GOAL OF THE EXERCISE. Give the number of lines holding the string "code" and nothing more.

DATA EXCERPT.
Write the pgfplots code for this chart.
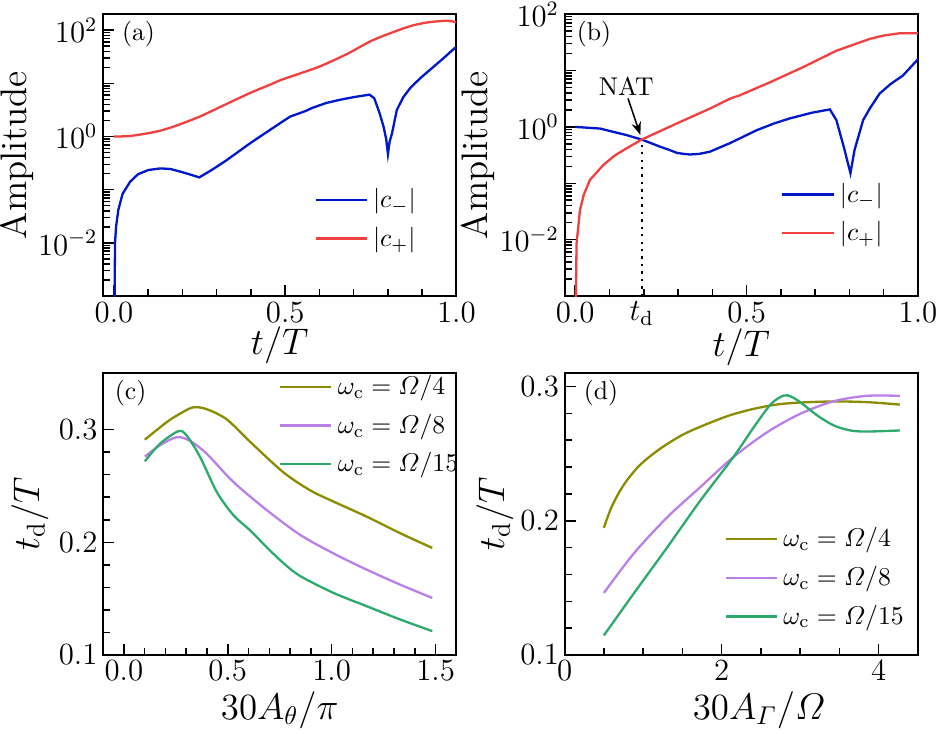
\documentclass[border=0pt]{standalone}
\usepackage{amsmath}
\usepackage{pgfplots}
\pgfplotsset{compat=1.18}
\usetikzlibrary{arrows.meta}
\definecolor{cblue}{RGB}{0,24,204}
\definecolor{cred}{RGB}{240,64,64}
\definecolor{colive}{RGB}{140,140,0}
\definecolor{cviolet}{RGB}{185,128,232}
\definecolor{cgreen}{RGB}{46,170,110}
\pgfplotsset{
  panel/.style={
    scale only axis, width=137.5pt, height=109.7pt,
    tick align=inside, tick pos=left,
    axis line style={line width=0.8pt},
    tick style={line width=0.6pt, black},
    tick label style={font=\large, inner sep=2pt},
    xticklabel style={font=\large, inner sep=2pt},
    yticklabel style={font=\large, inner sep=2pt},
    label style={font=\Large, inner sep=0pt},
    legend cell align=left,
    legend image code/.code={\draw[##1, line width=0.9pt] (0cm,0cm) -- (0.7cm,0cm);},
    every axis plot/.append style={line width=0.9pt},
    clip=true,
  },
  onedec/.style={/pgf/number format/.cd, fixed, fixed zerofill, precision=1},
}
\begin{document}
\begin{tikzpicture}
% ---------------- (a)
\begin{axis}[panel, at={(0,0)}, anchor=south west,
  xmin=-0.032, xmax=1.0, ymode=log, ymin=1e-3, ymax=200,
  xtick={0,0.5,1}, xticklabels={0.0,0.5,1.0}, minor x tick num=4,
  ytick={0.01,1,100}, yticklabels={$10^{-2}$,$10^{0}$,$10^{2}$},
  extra y ticks={0.1,10}, extra y tick labels={},
  minor ytick={0.002,0.003,0.004,0.005,0.006,0.007,0.008,0.009,0.02,0.03,0.04,0.05,0.06,0.07,0.08,0.09,0.2,0.3,0.4,0.5,0.6,0.7,0.8,0.9,2,3,4,5,6,7,8,9,20,30,40,50,60,70,80,90,200},
  xlabel={$t/T$}, ylabel={Amplitude},
  xlabel style={at={(axis description cs:0.5,-0.176)}, anchor=center},
  ylabel style={at={(axis description cs:-0.245,0.5)}, anchor=center},
  legend style={draw=none, fill=none, at={(0.575,0.42)}, anchor=north west, font=\normalsize, row sep=2pt},
]
\addplot[cblue] coordinates {(0.0015,0.00063) (0.003,0.01) (0.006,0.02) (0.0126,0.0417) (0.025,0.0832) (0.047,0.141) (0.07,0.195) (0.10,0.234) (0.135,0.251) (0.165,0.245) (0.193,0.219) (0.22,0.195) (0.249,0.170) (0.29,0.245) (0.33,0.363) (0.398,0.750) (0.456,1.337) (0.485,1.778) (0.515,2.38) (0.53,2.57) (0.56,3.02) (0.58,3.47) (0.62,4.27) (0.66,4.90) (0.70,5.50) (0.746,6.12) (0.76,5.25) (0.775,2.82) (0.787,1.55) (0.795,0.891) (0.80,0.468) (0.805,0.80) (0.812,1.148) (0.826,3.16) (0.845,5.5) (0.865,8.13) (0.895,12.6) (0.924,18.2) (0.96,28.8) (1.0,49)};
\addlegendentry{$|c_{-}|$}
\addplot[cred, smooth] coordinates {(0,1) (0.05,1.028) (0.125,1.242) (0.18,1.585) (0.251,2.38) (0.32,3.85) (0.398,6.61) (0.456,9.44) (0.485,11.4) (0.54,15.1) (0.602,20.9) (0.68,35.5) (0.749,61.7) (0.81,89.1) (0.865,118.9) (0.91,138) (0.953,148) (0.975,150) (1.0,141)};
\addlegendentry{$|c_{+}|$}
\node[anchor=north west, inner sep=1pt] at (rel axis cs:0.045,0.985) {(a)};
\end{axis}
% ---------------- (b)
\begin{axis}[panel, at={(179.6pt,0)}, anchor=south west,
  xmin=-0.031, xmax=1.0, ymode=log, ymin=1e-3, ymax=100,
  xtick={0,0.5,1}, xticklabels={0.0,0.5,1.0}, minor x tick num=4,
  extra x ticks={0.194}, extra x tick labels={$t_{\mathrm{d}}$}, extra x tick style={major tick length=0pt},
  ytick={0.01,1,100}, yticklabels={$10^{-2}$,$10^{0}$,$10^{2}$},
  extra y ticks={0.1,10}, extra y tick labels={},
  minor ytick={0.002,0.003,0.004,0.005,0.006,0.007,0.008,0.009,0.02,0.03,0.04,0.05,0.06,0.07,0.08,0.09,0.2,0.3,0.4,0.5,0.6,0.7,0.8,0.9,2,3,4,5,6,7,8,9,20,30,40,50,60,70,80,90},
  xlabel={$t/T$}, ylabel={Amplitude},
  xlabel style={at={(axis description cs:0.5,-0.18)}, anchor=center},
  ylabel style={at={(axis description cs:-0.245,0.5)}, anchor=center},
  legend style={draw=none, fill=none, at={(0.59,0.44)}, anchor=north west, font=\normalsize, row sep=2pt},
]
\addplot[cblue] coordinates {(0,1.0) (0.073,0.933) (0.15,0.714) (0.194,0.596) (0.247,0.447) (0.275,0.39) (0.296,0.347) (0.315,0.333) (0.334,0.324) (0.36,0.331) (0.393,0.363) (0.42,0.427) (0.451,0.513) (0.48,0.624) (0.529,0.871) (0.58,1.15) (0.626,1.413) (0.69,1.78) (0.743,2.04) (0.762,1.318) (0.786,0.389) (0.803,0.151) (0.815,0.389) (0.84,1.318) (0.86,2.14) (0.888,3.89) (0.92,5.75) (0.956,8.13) (1.0,15.8)};
\addlegendentry{$|c_{-}|$}
\addplot[cred] coordinates {(0.0005,0.0003) (0.004,0.0087) (0.014,0.0339) (0.025,0.063) (0.043,0.115) (0.082,0.211) (0.115,0.31) (0.15,0.417) (0.194,0.596) (0.296,1.148) (0.393,2.11) (0.451,3.16) (0.48,3.63) (0.568,6.17) (0.665,11.5) (0.762,22.4) (0.859,36.3) (0.90,41.7) (0.946,45.7) (1.0,45.7)};
\addlegendentry{$|c_{+}|$}
\addplot[black, dotted, line width=0.8pt, forget plot] coordinates {(0.194,0.001) (0.194,0.596)};
\draw[-{Stealth[length=5pt]}, line width=0.6pt] (axis cs:0.154,3.2) -- (axis cs:0.19,0.72);
\node[font=\normalsize] at (axis cs:0.149,5.2) {NAT};
\node[anchor=north west, inner sep=1pt] at (rel axis cs:0.026,0.985) {(b)};
\end{axis}
% ---------------- (c)
\begin{axis}[panel, at={(0,-139.7pt)}, anchor=south west,
  xmin=-0.1, xmax=1.6, ymin=0.1, ymax=0.35,
  xtick={0,0.5,1,1.5}, minor x tick num=4,
  ytick={0.1,0.2,0.3}, minor y tick num=4,
  xticklabel style={onedec}, yticklabel style={onedec},
  xlabel={$30A_{\theta}/\pi$}, ylabel={$t_{\mathrm{d}}/T$},
  xlabel style={at={(axis description cs:0.5,-0.195)}, anchor=center},
  ylabel style={at={(axis description cs:-0.207,0.5)}, anchor=center},
  legend style={draw=none, fill=none, at={(0.475,1.03)}, anchor=north west, font=\normalsize, row sep=2pt},
]
\addplot[colive, smooth] coordinates {(0.101,0.291) (0.206,0.3065) (0.27,0.314) (0.334,0.3197) (0.399,0.318) (0.495,0.309) (0.608,0.289) (0.768,0.262) (0.897,0.246) (1.01,0.236) (1.17,0.2226) (1.33,0.208) (1.484,0.195)};
\addlegendentry{$\omega_{\mathrm{c}}=\varOmega/4$}
\addplot[cviolet, smooth] coordinates {(0.101,0.276) (0.174,0.286) (0.254,0.2932) (0.318,0.290) (0.399,0.2785) (0.527,0.2535) (0.688,0.2285) (0.849,0.2065) (1.01,0.190) (1.17,0.1756) (1.33,0.1624) (1.484,0.1506)};
\addlegendentry{$\omega_{\mathrm{c}}=\varOmega/8$}
\addplot[cgreen, smooth, tension=0.5] coordinates {(0.101,0.2718) (0.174,0.2874) (0.262,0.2985) (0.302,0.2947) (0.367,0.2756) (0.447,0.2447) (0.527,0.2241) (0.608,0.2105) (0.688,0.1955) (0.768,0.1815) (0.849,0.170) (1.01,0.155) (1.17,0.1432) (1.33,0.1315) (1.484,0.1212)};
\addlegendentry{$\omega_{\mathrm{c}}=\varOmega/15$}
\node[anchor=north west, inner sep=1pt] at (rel axis cs:0.025,0.985) {(c)};
\end{axis}
% ---------------- (d)
\begin{axis}[panel, at={(179.6pt,-139.7pt)}, anchor=south west,
  xmin=0, xmax=4.5, ymin=0.1, ymax=0.31,
  xtick={0,2,4}, minor x tick num=3,
  ytick={0.1,0.2,0.3}, minor y tick num=4,
  yticklabel style={onedec},
  xlabel={$30A_{\varGamma}/\varOmega$}, ylabel={$t_{\mathrm{d}}/T$},
  xlabel style={at={(axis description cs:0.55,-0.195)}, anchor=center},
  ylabel style={at={(axis description cs:-0.197,0.5)}, anchor=center},
  legend style={draw=none, fill=none, at={(0.43,0.49)}, anchor=north west, font=\normalsize, row sep=2pt},
]
\addplot[colive, smooth] coordinates {(0.5,0.1947) (0.6,0.2105) (0.75,0.2265) (0.95,0.2410) (1.2,0.2530) (1.5,0.2640) (1.8,0.2718) (2.1,0.2785) (2.4,0.2833) (2.7,0.2866) (3.0,0.2881) (3.43,0.2889) (3.85,0.2884) (4.27,0.2866)};
\addlegendentry{$\omega_{\mathrm{c}}=\varOmega/4$}
\addplot[cviolet, smooth, tension=0.5] coordinates {(0.5,0.1463) (0.88,0.1756) (1.31,0.2028) (1.73,0.2252) (2.15,0.2475) (2.58,0.266) (3.0,0.2797) (3.43,0.2891) (3.85,0.2931) (4.27,0.2931)};
\addlegendentry{$\omega_{\mathrm{c}}=\varOmega/8$}
\addplot[cgreen, smooth, tension=0.5] coordinates {(0.5,0.1146) (0.88,0.1458) (1.31,0.1805) (1.73,0.2152) (2.15,0.2475) (2.41,0.2698) (2.63,0.2871) (2.79,0.2933) (2.88,0.2926) (3.0,0.2884) (3.22,0.2784) (3.43,0.271) (3.64,0.2673) (3.85,0.2665) (4.27,0.2673)};
\addlegendentry{$\omega_{\mathrm{c}}=\varOmega/15$}
\node[anchor=north west, inner sep=1pt] at (rel axis cs:0.046,0.985) {(d)};
\end{axis}
\pgfresetboundingbox
\path[use as bounding box] (-40.1pt,-170.4pt) rectangle (324.9pt,115.2pt);
\end{tikzpicture}
\end{document}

RESPONSE TO THIS TASK. 2